- Coat of arms
- Teerns Location in the Netherlands Teerns Teerns (Netherlands)
- Country: Netherlands
- Province: Friesland
- Municipality: Leeuwarden

Area
- • Total: 0.20 km^{2} (0.077 sq mi)
- Elevation: 0.2 m (0.66 ft)

Population (2021)
- • Total: 150
- • Density: 750/km^{2} (1,900/sq mi)
- Time zone: UTC+1 (CET)
- • Summer (DST): UTC+2 (CEST)
- Postal code: 9085
- Dialing code: 058

= Teerns =

Teerns (Tearns) is a hamlet in Leeuwarden municipality in the province of Friesland, the Netherlands.

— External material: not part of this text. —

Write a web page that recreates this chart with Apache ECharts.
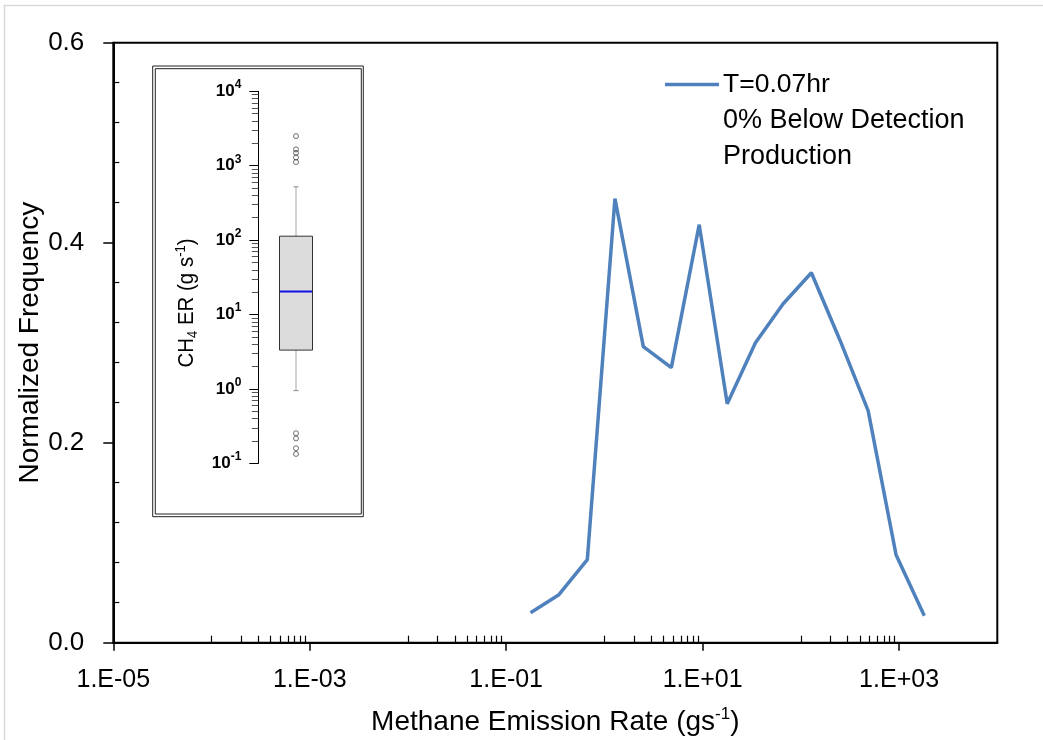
<!DOCTYPE html>
<html>
<head>
<meta charset="utf-8">
<script src="https://cdn.jsdelivr.net/npm/echarts@6/dist/echarts.min.js"></script>
<style>
html, body { margin: 0; padding: 0; background: #fff; }
#chart_main { width: 1043px; height: 740px; }
</style>
</head>
<body>
<div id="chart_main"></div>
<script>
// main histogram line (emission rate in g/s, normalized frequency)
var rateX = [0.177, 0.344, 0.670, 1.28, 2.49, 4.80, 9.23, 17.8, 34.5, 66.1, 128, 249, 484, 931, 1807];
var freqY = [0.030, 0.048, 0.083, 0.444, 0.296, 0.275, 0.418, 0.239, 0.300, 0.339, 0.370, 0.303, 0.232, 0.088, 0.027];

// inset box plot: [low whisker, Q1, median, Q3, high whisker]
var insetBox = [0.95, 3.33, 20.4, 113, 520];
var insetOutliers = [2500, 1660, 1490, 1290, 1120, 0.254, 0.217, 0.160, 0.134];

// axis ticks
var xMajorTicks = [1e-5, 1e-3, 1e-1, 1e1, 1e3];
var xMinorDecades = [-4, -2, 0, 2];
var yMinorTicks = [0.04, 0.08, 0.12, 0.16, 0.24, 0.28, 0.32, 0.36, 0.44, 0.48, 0.52, 0.56];
var insetDecades = [0.1, 1, 10, 100, 1000, 10000];

var FONT = 'Liberation Sans';

var xMinorTicks = [];
xMinorDecades.forEach(function (e) {
    for (var k = 1; k <= 9; k++) xMinorTicks.push(k * Math.pow(10, e));
});
var insetMinor = [];
for (var e = -1; e < 4; e++) {
    for (var k = 2; k <= 9; k++) insetMinor.push(k * Math.pow(10, e));
}

var lineData = rateX.map(function (x, i) { return [x, freqY[i]]; });
var outlierData = insetOutliers.map(function (v) { return [0, v]; });

var myChart = echarts.init(document.getElementById('chart_main'));

function expLabel(v) {
    var e = Math.round(Math.log10(v));
    var a = Math.abs(e);
    return '1.E' + (e < 0 ? '-' : '+') + (a < 10 ? '0' : '') + a;
}

function renderBox(params, api) {
    var cx = api.coord([api.value(0), api.value(3)])[0];
    var pLow = api.coord([api.value(0), api.value(1)]);
    var pQ1 = api.coord([api.value(0), api.value(2)]);
    var pMed = api.coord([api.value(0), api.value(3)]);
    var pQ3 = api.coord([api.value(0), api.value(4)]);
    var pHigh = api.coord([api.value(0), api.value(5)]);
    var hw = 16.5;
    var cap = 2.5;
    return {
        type: 'group',
        children: [
            {type: 'line', shape: {x1: cx, y1: pQ3[1], x2: cx, y2: pHigh[1]}, style: {stroke: '#a6a6a6', lineWidth: 1}},
            {type: 'line', shape: {x1: cx, y1: pQ1[1], x2: cx, y2: pLow[1]}, style: {stroke: '#a6a6a6', lineWidth: 1}},
            {type: 'line', shape: {x1: cx - cap, y1: pHigh[1], x2: cx + cap, y2: pHigh[1]}, style: {stroke: '#888', lineWidth: 1}},
            {type: 'line', shape: {x1: cx - cap, y1: pLow[1], x2: cx + cap, y2: pLow[1]}, style: {stroke: '#888', lineWidth: 1}},
            {type: 'rect', shape: {x: cx - hw, y: pQ3[1], width: 2 * hw, height: pQ1[1] - pQ3[1]},
                style: {fill: '#dcdcdc', stroke: '#333', lineWidth: 1}},
            {type: 'line', shape: {x1: cx - hw + 0.5, y1: pMed[1], x2: cx + hw - 0.5, y2: pMed[1]},
                style: {stroke: '#1010e0', lineWidth: 2}}
        ]
    };
}

var option = {
    animation: false,
    backgroundColor: '#fff',
    textStyle: {fontFamily: FONT},
    grid: [
        {left: 113.3, top: 42.7, right: 45.7, bottom: 97.3, outerBoundsMode: 'none', containLabel: false,
            show: true, borderColor: '#000', borderWidth: 2, backgroundColor: 'transparent'},
        {left: 258.3, top: 91.3, width: 75.4, height: 372.1, outerBoundsMode: 'none', containLabel: false}
    ],
    legend: {
        data: [{name: 'T=0.07hr', icon: 'rect'}],
        left: 665,
        top: 71,
        padding: 0,
        itemWidth: 54,
        itemHeight: 3.5,
        itemGap: 5,
        textStyle: {fontSize: 26.5, color: '#000', fontFamily: FONT, padding: [0, 0, 0, -1]}
    },
    xAxis: [
        {
            type: 'log', logBase: 10, gridIndex: 0, min: 1e-5, max: 1e4, position: 'bottom',
            name: '{a|Methane Emission Rate (gs}{sup|-1}{a|)}',
            nameLocation: 'middle', nameGap: 63, nameMoveOverlap: false,
            nameTextStyle: {
                rich: {
                    a: {fontSize: 28, fontFamily: FONT, color: '#000', lineHeight: 34},
                    sup: {fontSize: 17, fontFamily: FONT, color: '#000', lineHeight: 22, verticalAlign: 'top'}
                }
            },
            axisLine: {lineStyle: {color: '#000', width: 2}},
            axisTick: {show: true, length: 8, customValues: xMajorTicks, lineStyle: {color: '#000', width: 1.5}},
            axisLabel: {customValues: xMajorTicks, formatter: expLabel, fontSize: 25, color: '#000', margin: 25, fontFamily: FONT},
            splitLine: {show: false}
        },
        {
            type: 'log', logBase: 10, gridIndex: 0, min: 1e-5, max: 1e4, position: 'bottom',
            axisLine: {show: false},
            axisTick: {show: true, inside: true, length: 7, customValues: xMinorTicks, lineStyle: {color: '#000', width: 1.2}},
            axisLabel: {show: false},
            splitLine: {show: false}
        },
        {
            type: 'category', gridIndex: 1, data: ['ER'],
            axisLine: {show: false}, axisTick: {show: false}, axisLabel: {show: false}, splitLine: {show: false}
        }
    ],
    yAxis: [
        {
            type: 'value', gridIndex: 0, min: 0, max: 0.6, interval: 0.2, position: 'left',
            name: 'Normalized Frequency', nameLocation: 'middle', nameGap: 69, nameRotate: 90, nameMoveOverlap: false,
            nameTextStyle: {fontSize: 28, color: '#000', fontFamily: FONT},
            axisLine: {show: true, lineStyle: {color: '#000', width: 2}},
            axisTick: {show: true, length: 10, lineStyle: {color: '#000', width: 1.5}},
            axisLabel: {formatter: function (v) { return v.toFixed(1); }, fontSize: 26, color: '#000', margin: 29, fontFamily: FONT},
            splitLine: {show: false}
        },
        {
            type: 'value', gridIndex: 0, min: 0, max: 0.6, position: 'left',
            axisLine: {show: false},
            axisTick: {show: true, inside: true, length: 6, customValues: yMinorTicks, lineStyle: {color: '#000', width: 1.2}},
            axisLabel: {show: false},
            splitLine: {show: false}
        },
        {
            type: 'log', logBase: 10, gridIndex: 1, min: 0.1, max: 1e4, position: 'left',
            axisLine: {show: true, lineStyle: {color: '#000', width: 1}},
            axisTick: {show: true, length: 9, customValues: insetDecades, lineStyle: {color: '#000', width: 1}},
            axisLabel: {
                customValues: insetDecades, margin: 17,
                fontSize: 17, fontWeight: 'bold', fontFamily: FONT, color: '#000',
                formatter: function (v) { return '{b|10}{s|' + Math.round(Math.log10(v)) + '}'; },
                rich: {
                    b: {fontSize: 17, fontWeight: 'bold', fontFamily: FONT, color: '#000', lineHeight: 25},
                    s: {fontSize: 12, fontWeight: 'bold', fontFamily: FONT, color: '#000', lineHeight: 12, verticalAlign: 'top'}
                }
            },
            splitLine: {show: false}
        },
        {
            type: 'log', logBase: 10, gridIndex: 1, min: 0.1, max: 1e4, position: 'left',
            axisLine: {show: false},
            axisTick: {show: true, length: 6.5, customValues: insetMinor, lineStyle: {color: '#555', width: 1}},
            axisLabel: {show: false},
            splitLine: {show: false}
        }
    ],
    series: [
        {
            name: 'T=0.07hr',
            type: 'line',
            xAxisIndex: 0, yAxisIndex: 0,
            data: lineData,
            symbol: 'none',
            lineStyle: {color: '#4f81bd', width: 3.5},
            itemStyle: {color: '#4f81bd'},
            z: 3
        },
        {
            name: 'box',
            type: 'custom',
            xAxisIndex: 2, yAxisIndex: 2,
            renderItem: renderBox,
            data: [[0].concat(insetBox)],
            z: 3
        },
        {
            name: 'outliers',
            type: 'scatter',
            xAxisIndex: 2, yAxisIndex: 2,
            data: outlierData,
            symbol: 'circle',
            symbolSize: 5,
            itemStyle: {color: 'rgba(0,0,0,0)', borderColor: '#222', borderWidth: 0.8},
            z: 4
        }
    ],
    graphic: [
        {type: 'rect', shape: {x: 4.5, y: 5.5, width: 1100, height: 800}, style: {fill: 'none', stroke: '#d9d9d9', lineWidth: 1.5}, z: 0},
        {type: 'rect', shape: {x: 152.7, y: 66, width: 210.6, height: 450.7}, style: {fill: 'none', stroke: '#222', lineWidth: 1}, z: 1},
        {type: 'rect', shape: {x: 155.3, y: 68.7, width: 206, height: 445.3}, style: {fill: 'none', stroke: '#222', lineWidth: 1}, z: 1},
        {
            type: 'text', x: 186.7, y: 303, rotation: Math.PI / 2, scaleX: 0.93, z: 5,
            style: {
                text: '{a|CH}{sub|4}{a| ER (g s}{sup|-1}{a|)}',
                align: 'center', verticalAlign: 'middle',
                rich: {
                    a: {fontSize: 22, fontFamily: FONT, fill: '#000', lineHeight: 26},
                    sub: {fontSize: 14, fontFamily: FONT, fill: '#000', lineHeight: 14, verticalAlign: 'bottom'},
                    sup: {fontSize: 14, fontFamily: FONT, fill: '#000', lineHeight: 20, verticalAlign: 'top'}
                }
            }
        },
        {type: 'text', x: 723, y: 120.3, z: 5, style: {text: '0% Below Detection', font: '27px "' + FONT + '"', fill: '#000', verticalAlign: 'middle'}},
        {type: 'text', x: 723, y: 156.9, z: 5, style: {text: 'Production', font: '27px "' + FONT + '"', fill: '#000', verticalAlign: 'middle'}}
    ]
};

myChart.setOption(option);
</script>
</body>
</html>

It had a population of around 17 in 2005. The hamlet is often referred as Hempens-Teerns, because it forms a twin settlement with Hempens.

== History ==
The hamlet was first mentioned in 1397 as "to Terynse". The etymology is unclear. Teerns was originally a terp (artificial living mound) village. The church and tower had existed as early as 1718. The church was demolished in 18th century probably around 1735, and the bell tower was removed in 1878. In 1840, Teerns was home to 40 people. In 1872, the terp was excavated, and the former centre has disappeared at the construction of the A31 motorway. Nowadays Teerns consists of about 9 houses.